We are operating in a new environment where we are dealing with exceptional risk factors. Change is taking place on top of change, owing to the interconnectedness of risks, supply chain complexity and interdependency. Then there are advancements in technology: machine learning, AI, quantum computing, along with autonomous vehicles and energy storage. All these factors come together, forcing change at an exponential rate.
As an illustration of this in an extended enterprise business model: when a new outsourcing partner is added to the chain, it is not only one supplier that is introduced, but an additional supply chain and a new risk portfolio.
CHANGE BEGETS CHANGE
The Thai floods of 2011 are, unfortunately, an illustration of escalating consequences. Hard drive manufacturers’ disruption affected PC production in the US and China, which impacted co-suppliers of processors and memory in Taiwan and elsewhere. In 2012, the World Bank ranked the Thai floods of 2011 as the fourth greatest economic natcat loss. It has since been surpassed by nine events.
Management’s challenge is traditional in concept, but the interconnectedness of risks is challenging the practicality of approaches to identify, analyse, treat. This is why Tesla has reverted to a vertical manufacturing model in its gigafactories – reducing proliferation of risks and maximising ability to control.
“VENTURES NEED TO PIONEER NEW AND UNPROVEN CONCEPTS WITHOUT FAILURE. TRIAL AND ERROR IS NO LONGER IN THE TOOLBOX.”

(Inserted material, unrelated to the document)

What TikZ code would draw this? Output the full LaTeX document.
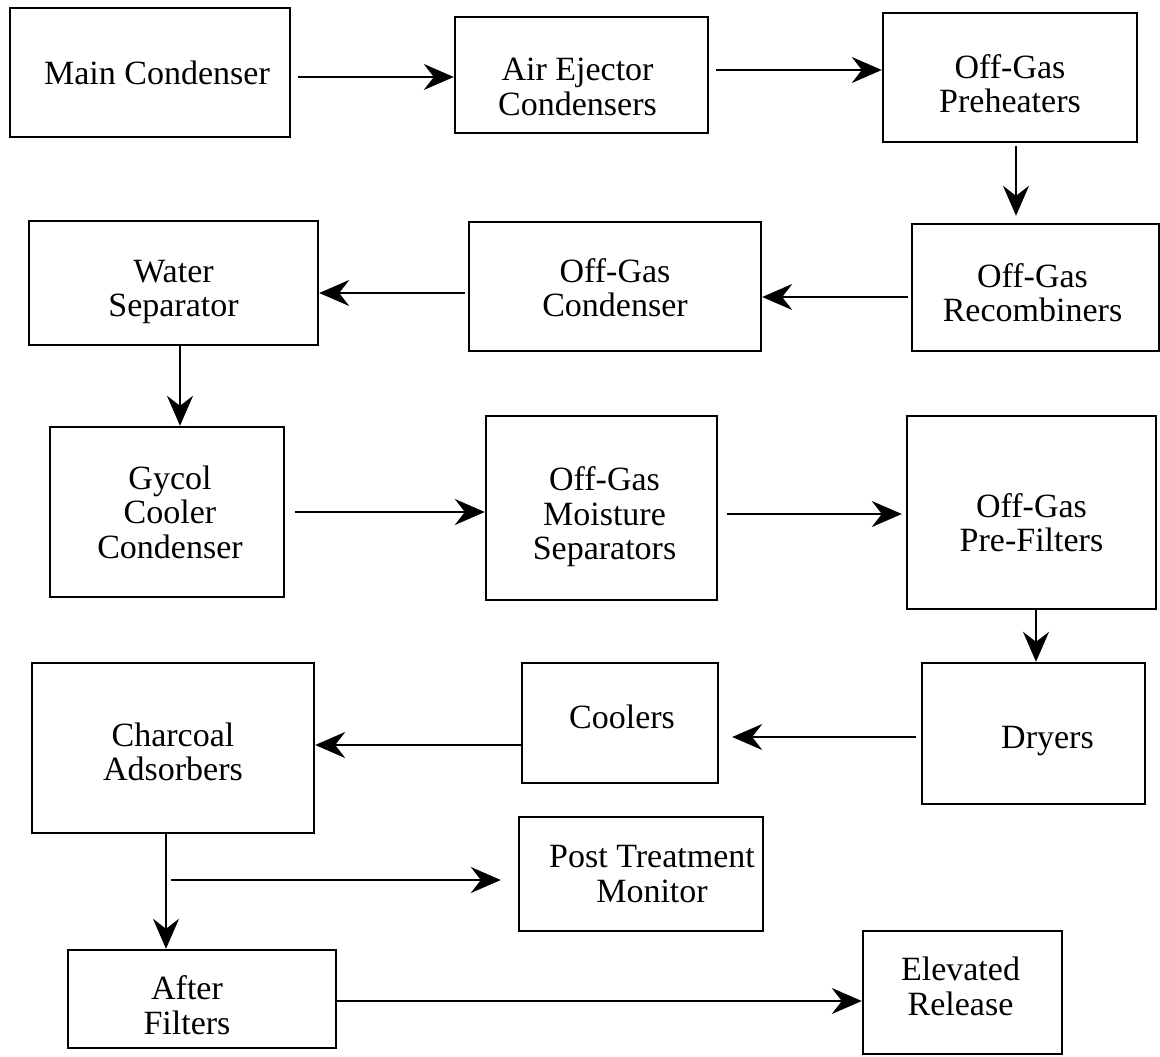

David Hill, Head of liability risk consulting, Asia Pacific, AIG
TRIAL AND ERROR IS OUT
Whether this new environment is a cause of concern or opportunity will be determined by the adaptability of businesses. If we accept that change is unavoidable, businesses will need to reconsider their risk tolerance in light of this. Risk tolerance should allow for a degree of failure to attain the targeted success objective. Yet, societal values
lower the tolerance for failure. There is greater corporate accountability, as well as shareholder and media outrage. Consequently, ventures need to pioneer new and unproven concepts without failure. Trial and error is no longer in the toolbox.
RISKS ARE ADDITIVE
Risk managers therefore need to keep the risk agenda active, current and relevant. It is easy for fatigue to creep into the risk process as a result of ‘risk normalisation’. There’s often a need to compete for the attention of the board, with compelling arguments to accept, avoid or treat risks. This is important and on-going because the portfolio of risks is continually growing. New risks rarely replace old risks – they’re additive.
Lastly, anticipating the horizon has never been more important. We’re all familiar with legacy risks – asbestos hazards, plastics pollution, for example – but we must anticipate and make provision for unintended legacies of this new, complex business environment.